Much of the populist energy that became wind in Trump's sails was based on their anger at a neo-liberal consensus that had led to gross inequality.  The Democrats are the only party at least trying to mitigate some of that.  The GOP is good at allowing Fox & Friends to stoke anti-Biden sentiment with the latest faux outrage over non-problems -- kindergartners aren't being groomed to change their sex and Ketanji Brown Jackson didn't go easy on pedophiles.

But that's all they have.

They can't confront inequality because they actually . . .

Are for it.

Nor has Biden exhausted his appeal.

He wasn't supposed to be a Senator in 1972 or a President in 2020.  He's stared death in the face and suffered personal tragedies that would have rendered most of us unwilling or unable to carry on.  But he did.

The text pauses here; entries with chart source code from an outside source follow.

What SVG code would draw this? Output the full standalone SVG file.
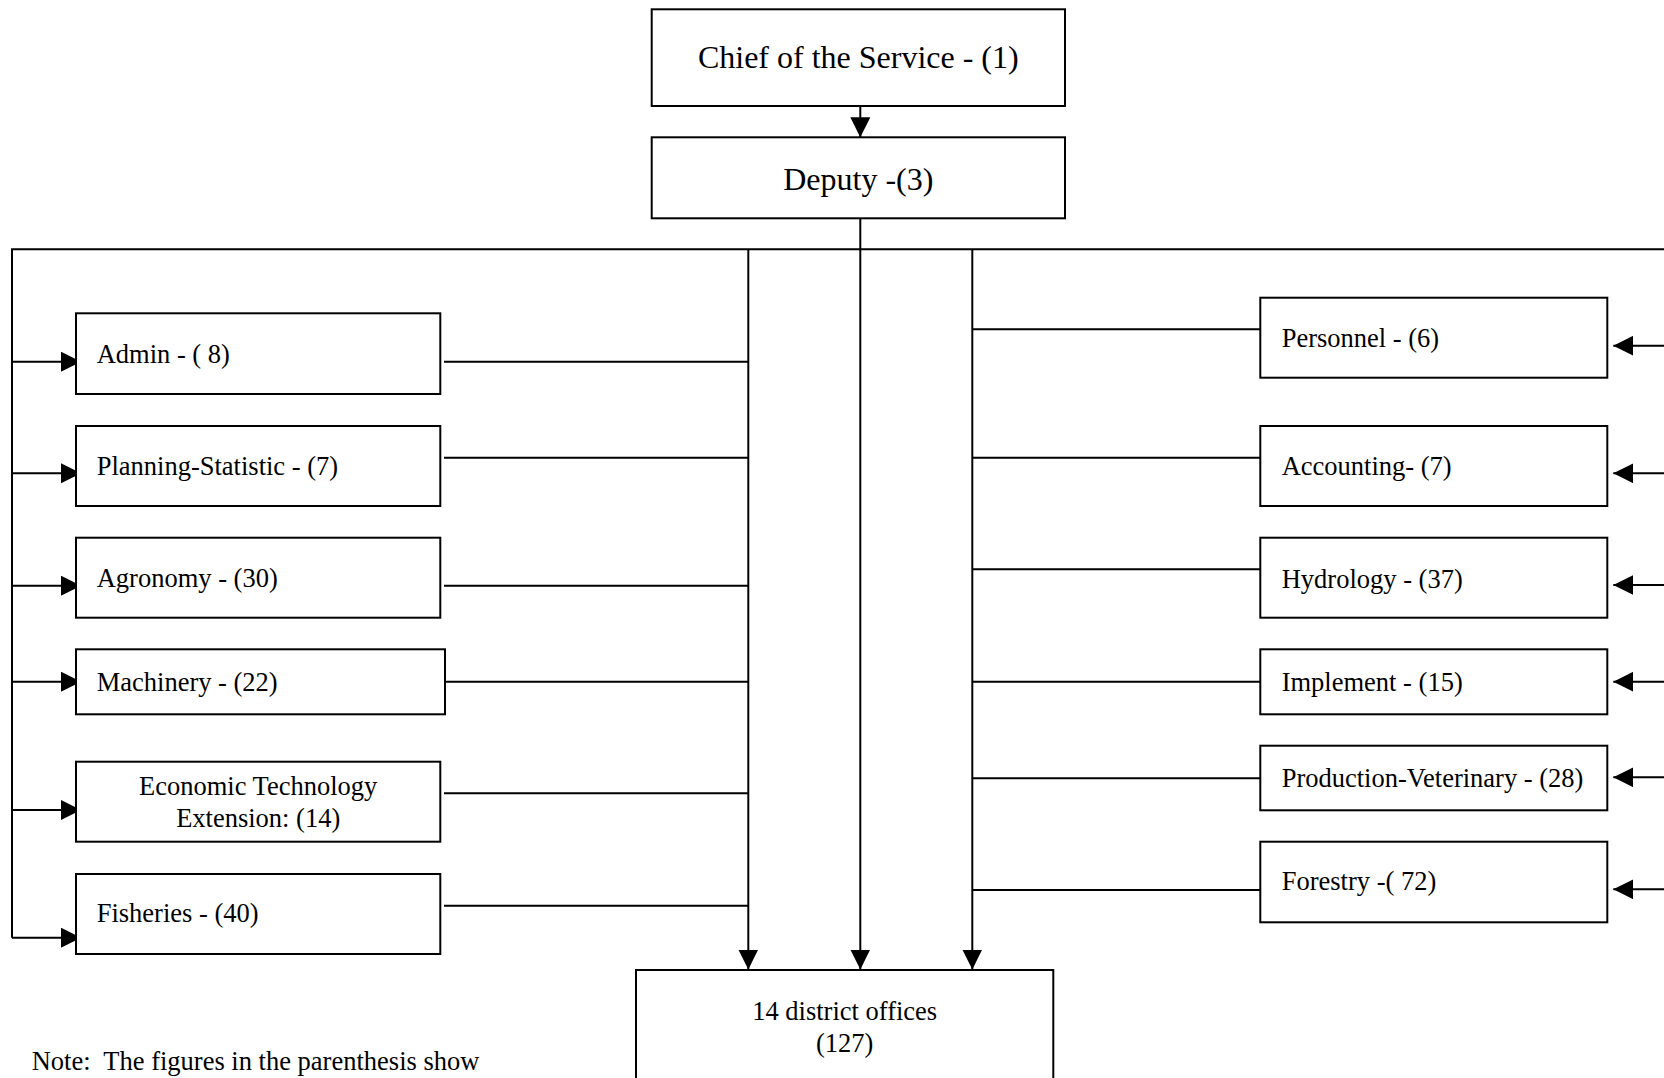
<svg xmlns="http://www.w3.org/2000/svg" width="1664" height="1078" viewBox="0 0 1664 1078">
<defs>
<marker id="ah" viewBox="0 0 20 20" refX="20" refY="10" markerWidth="20" markerHeight="20" markerUnits="userSpaceOnUse" orient="auto">
<path d="M0,0 L20,10 L0,20 Z" fill="#000"/>
</marker>
<style>
.box{fill:#fff;stroke:#000;stroke-width:2}
.ln{fill:none;stroke:#000;stroke-width:2}
.ar{fill:none;stroke:#000;stroke-width:2;marker-end:url(#ah)}
text{font-family:"Liberation Serif","Times New Roman",serif;font-size:26.5px;fill:#000}
.big{font-size:32px}
.mid{text-anchor:middle}
</style>
</defs>
<rect width="1664" height="1078" fill="#fff"/>
<g id="connectors">
<line class="ar" x1="860.3" y1="106" x2="860.3" y2="137.3"/>
<line class="ln" x1="860.3" y1="218.3" x2="860.3" y2="249.3"/>
<polyline class="ln" points="12,937.7 12,249.3 1664,249.3"/>
<line class="ar" x1="748.3" y1="249.3" x2="748.3" y2="969.5"/>
<line class="ar" x1="860.3" y1="249.3" x2="860.3" y2="969.5"/>
<line class="ar" x1="972.3" y1="249.3" x2="972.3" y2="969.5"/>
<line class="ar" x1="12" y1="361.7" x2="81" y2="361.7"/>
<line class="ar" x1="12" y1="473.3" x2="81" y2="473.3"/>
<line class="ar" x1="12" y1="585.7" x2="81" y2="585.7"/>
<line class="ar" x1="12" y1="681.7" x2="81" y2="681.7"/>
<line class="ar" x1="12" y1="810" x2="81" y2="810"/>
<line class="ar" x1="12" y1="937.7" x2="81" y2="937.7"/>
<line class="ln" x1="444" y1="361.7" x2="748.3" y2="361.7"/>
<line class="ln" x1="444" y1="457.7" x2="748.3" y2="457.7"/>
<line class="ln" x1="444" y1="585.7" x2="748.3" y2="585.7"/>
<line class="ln" x1="445" y1="681.7" x2="748.3" y2="681.7"/>
<line class="ln" x1="444" y1="793.3" x2="748.3" y2="793.3"/>
<line class="ln" x1="444" y1="905.7" x2="748.3" y2="905.7"/>
<line class="ln" x1="972.3" y1="329.3" x2="1260.3" y2="329.3"/>
<line class="ln" x1="972.3" y1="457.7" x2="1260.3" y2="457.7"/>
<line class="ln" x1="972.3" y1="569.3" x2="1260.3" y2="569.3"/>
<line class="ln" x1="972.3" y1="681.7" x2="1260.3" y2="681.7"/>
<line class="ln" x1="972.3" y1="778.3" x2="1260.3" y2="778.3"/>
<line class="ln" x1="972.3" y1="890" x2="1260.3" y2="890"/>
<line class="ar" x1="1664" y1="345.7" x2="1613.3" y2="345.7"/>
<line class="ar" x1="1664" y1="473.3" x2="1613.3" y2="473.3"/>
<line class="ar" x1="1664" y1="585" x2="1613.3" y2="585"/>
<line class="ar" x1="1664" y1="681.7" x2="1613.3" y2="681.7"/>
<line class="ar" x1="1664" y1="777.3" x2="1613.3" y2="777.3"/>
<line class="ar" x1="1664" y1="889.3" x2="1613.3" y2="889.3"/>
</g>
<g id="chief"><rect class="box" x="651.7" y="9.3" width="413.3" height="96.7"/><text class="big mid" x="858.3" y="68.3">Chief of the Service - (1)</text></g>
<g id="deputy"><rect class="box" x="651.7" y="137.3" width="413.3" height="81"/><text class="big mid" x="858.3" y="190">Deputy -(3)</text></g>
<g id="admin"><rect class="box" x="76" y="313.3" width="364.3" height="80.7"/><text x="96.7" y="363.3">Admin - ( 8)</text></g>
<g id="planning"><rect class="box" x="76" y="426" width="364.3" height="80"/><text x="96.7" y="475">Planning-Statistic - (7)</text></g>
<g id="agronomy"><rect class="box" x="76" y="537.7" width="364.3" height="80"/><text x="96.7" y="587.3">Agronomy - (30)</text></g>
<g id="machinery"><rect class="box" x="76" y="649.3" width="369" height="65"/><text x="96.7" y="690.7">Machinery - (22)</text></g>
<g id="econ"><rect class="box" x="76" y="761.7" width="364.3" height="80"/><text class="mid" x="258.2" y="795">Economic Technology</text><text class="mid" x="258.2" y="826.7">Extension: (14)</text></g>
<g id="fisheries"><rect class="box" x="76" y="874" width="364.3" height="80"/><text x="96.7" y="921.7">Fisheries - (40)</text></g>
<g id="personnel"><rect class="box" x="1260.3" y="297.7" width="347" height="80"/><text x="1281.7" y="346.7">Personnel - (6)</text></g>
<g id="accounting"><rect class="box" x="1260.3" y="426" width="347" height="80"/><text x="1281.7" y="475">Accounting- (7)</text></g>
<g id="hydrology"><rect class="box" x="1260.3" y="537.7" width="347" height="80"/><text x="1281.7" y="588.3">Hydrology - (37)</text></g>
<g id="implement"><rect class="box" x="1260.3" y="649.3" width="347" height="65"/><text x="1281.7" y="690.7">Implement - (15)</text></g>
<g id="prodvet"><rect class="box" x="1260.3" y="745.7" width="347" height="64.6"/><text x="1281.7" y="786.7">Production-Veterinary - (28)</text></g>
<g id="forestry"><rect class="box" x="1260.3" y="841.7" width="347" height="80.6"/><text x="1281.7" y="890">Forestry -( 72)</text></g>
<g id="district"><rect class="box" x="636" y="970" width="417.3" height="120"/><text class="mid" x="844.7" y="1020">14 district offices</text><text class="mid" x="844.7" y="1051.7">(127)</text></g>
<g id="note"><text x="31.7" y="1070" xml:space="preserve">Note:  The figures in the parenthesis show</text></g>
</svg>
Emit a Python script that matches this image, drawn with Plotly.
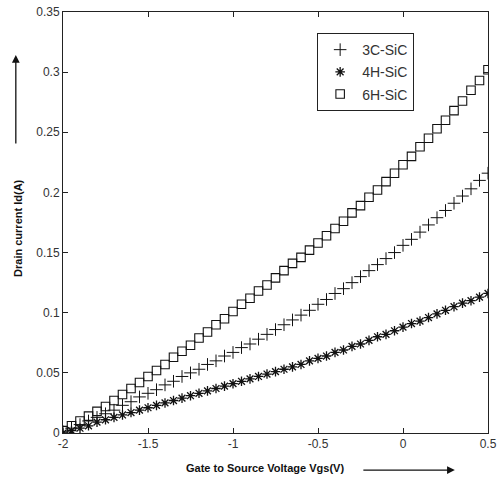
import plotly.graph_objects as go

# Gate-to-source voltage (V)
vgs = [-2.00, -1.95, -1.90, -1.85, -1.80, -1.75, -1.70, -1.65, -1.60, -1.55,
       -1.50, -1.45, -1.40, -1.35, -1.30, -1.25, -1.20, -1.15, -1.10, -1.05,
       -1.00, -0.95, -0.90, -0.85, -0.80, -0.75, -0.70, -0.65, -0.60, -0.55,
       -0.50, -0.45, -0.40, -0.35, -0.30, -0.25, -0.20, -0.15, -0.10, -0.05,
       0.00, 0.05, 0.10, 0.15, 0.20, 0.25, 0.30, 0.35, 0.40, 0.45, 0.50]

id_3c = [0.001, 0.004, 0.007, 0.010, 0.013, 0.016, 0.019, 0.023, 0.026, 0.030,
         0.033, 0.036, 0.040, 0.043, 0.047, 0.050, 0.053, 0.057, 0.060, 0.064,
         0.067, 0.071, 0.074, 0.078, 0.082, 0.086, 0.090, 0.094, 0.098, 0.102,
         0.107, 0.111, 0.116, 0.120, 0.125, 0.130, 0.135, 0.140, 0.145, 0.150,
         0.156, 0.161, 0.167, 0.173, 0.179, 0.185, 0.191, 0.197, 0.203, 0.210, 0.216]

id_4h = [0.000, 0.002, 0.004, 0.006, 0.009, 0.011, 0.013, 0.015, 0.017, 0.019,
         0.021, 0.023, 0.025, 0.027, 0.029, 0.031, 0.033, 0.035, 0.037, 0.039,
         0.041, 0.043, 0.045, 0.047, 0.049, 0.051, 0.053, 0.055, 0.057, 0.060,
         0.062, 0.064, 0.067, 0.069, 0.072, 0.074, 0.077, 0.080, 0.082, 0.085,
         0.088, 0.091, 0.093, 0.096, 0.099, 0.102, 0.105, 0.108, 0.110, 0.113, 0.116]

id_6h = [0.002, 0.006, 0.010, 0.014, 0.018, 0.022, 0.027, 0.032, 0.037, 0.042,
         0.047, 0.052, 0.057, 0.063, 0.068, 0.073, 0.079, 0.084, 0.090, 0.095,
         0.101, 0.107, 0.112, 0.118, 0.123, 0.129, 0.135, 0.141, 0.146, 0.152,
         0.158, 0.164, 0.170, 0.176, 0.183, 0.189, 0.196, 0.202, 0.209, 0.216,
         0.223, 0.230, 0.238, 0.245, 0.253, 0.260, 0.268, 0.276, 0.285, 0.293, 0.302]

series_names = ["3C-SiC", "4H-SiC", "6H-SiC"]

x_tickvals = [-2, -1.5, -1, -0.5, 0, 0.5]
x_ticktext = ["-2", "-1.5", "-1", "-0.5", "0", "0.5"]
y_tickvals = [0, 0.05, 0.1, 0.15, 0.2, 0.25, 0.3, 0.35]
y_ticktext = ["0", "0.05", "0.1", "0.15", "0.2", "0.25", "0.3", "0.35"]

FONT = "Liberation Sans Narrow, Liberation Sans, Arial, sans-serif"
BOLD = "Liberation Sans, Arial, sans-serif"
INK = "#111"

fig = go.Figure()
fig.add_trace(go.Scatter(x=vgs, y=id_3c, mode="markers", name=series_names[0],
                         legendgroup="a",
                         marker=dict(symbol="cross-thin-open", size=9, color=INK,
                                     line=dict(color=INK, width=1))))
fig.add_trace(go.Scatter(x=vgs, y=id_4h, mode="markers", name=series_names[1],
                         legendgroup="b",
                         marker=dict(symbol="asterisk-open", size=8, color=INK,
                                     line=dict(color=INK, width=1.3))))
fig.add_trace(go.Scatter(x=vgs, y=id_6h, mode="markers", name=series_names[2],
                         legendgroup="c",
                         marker=dict(symbol="square-open", size=8.5, color=INK,
                                     line=dict(color=INK, width=1.1))))

axis_common = dict(showline=True, linecolor="#222", linewidth=1, mirror="ticks",
                   ticks="inside", ticklen=5, tickcolor="#222", showgrid=False,
                   zeroline=False, ticklabeloverflow="allow", automargin=False,
                   tickfont=dict(family=FONT, size=12, color="#333"))

fig.update_xaxes(range=[-2, 0.5], tickvals=x_tickvals, ticktext=x_ticktext, **axis_common)
fig.update_yaxes(range=[0, 0.35], tickvals=y_tickvals, ticktext=y_ticktext, **axis_common)

fig.update_layout(
    width=497, height=483,
    margin=dict(l=63, r=9, t=12, b=50, autoexpand=False),
    plot_bgcolor="white", paper_bgcolor="white",
    font=dict(family=FONT, color="#222"),
    legend=dict(x=0.598, y=0.95, xanchor="left", yanchor="top",
                bordercolor="#222", borderwidth=1, bgcolor="white",
                font=dict(family=FONT, size=14, color="#333"),
                itemwidth=34, traceorder="grouped", tracegroupgap=1),
    showlegend=True,
)

# Axis titles with arrows
fig.add_annotation(text="<b>Gate to Source Voltage Vgs(V)</b>", xref="paper", yref="paper",
                   x=0.475, y=-0.063, xanchor="center", yanchor="top", showarrow=False,
                   font=dict(family=BOLD, size=11, color=INK))
fig.add_annotation(text="", xref="paper", yref="paper", x=0.922, y=-0.088,
                   ax=-93, ay=0, showarrow=True, arrowhead=2, arrowsize=1.2,
                   arrowwidth=1.3, arrowcolor=INK)
fig.add_annotation(text="<b>Drain current Id(A)</b>", xref="paper", yref="paper",
                   x=-0.106, y=0.487, xanchor="center", yanchor="middle", textangle=-90,
                   showarrow=False,
                   font=dict(family=BOLD, size=11, color=INK))
fig.add_annotation(text="", xref="paper", yref="paper", x=-0.111, y=0.898,
                   ax=0, ay=90, showarrow=True, arrowhead=2, arrowsize=1.2,
                   arrowwidth=1.3, arrowcolor=INK)

# remove the page's default body margin so the figure sits at the window origin
fig.write_html("out.html", config={"displayModeBar": False},
               post_script="document.body.style.margin='0';document.body.style.overflow='hidden';")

In the words of his beloved Pope Francis spoken just this past Palm Sunday, he knows "things are never over . . . [W]e can always come back to life."  

When he spoke these words, the Pope was talking about forgiveness and redemption and preaching the faith that  his resurrected God (and mine) "can bridge every distance, and turn all mourning into dancing."

He certainly did not have Biden's political survival in mind.

But he could have.

For Biden has repeatedly come off the canvas, counted out only to return and be counted on.  

And  he is doing it again.

With NATO and Ukraine in a diplomatic coup de theatre that just might save western democracy from both the autocrats' whip and its own ennui.

And  with an economic plan that might ameliorate some of the inequality neo-liberalism created and wean its populist victims from Trump and the right wing's phony culture wars.

In their rush to judgment, the critics constantly miss the  essence of Biden:

There's always been a little Easter in him.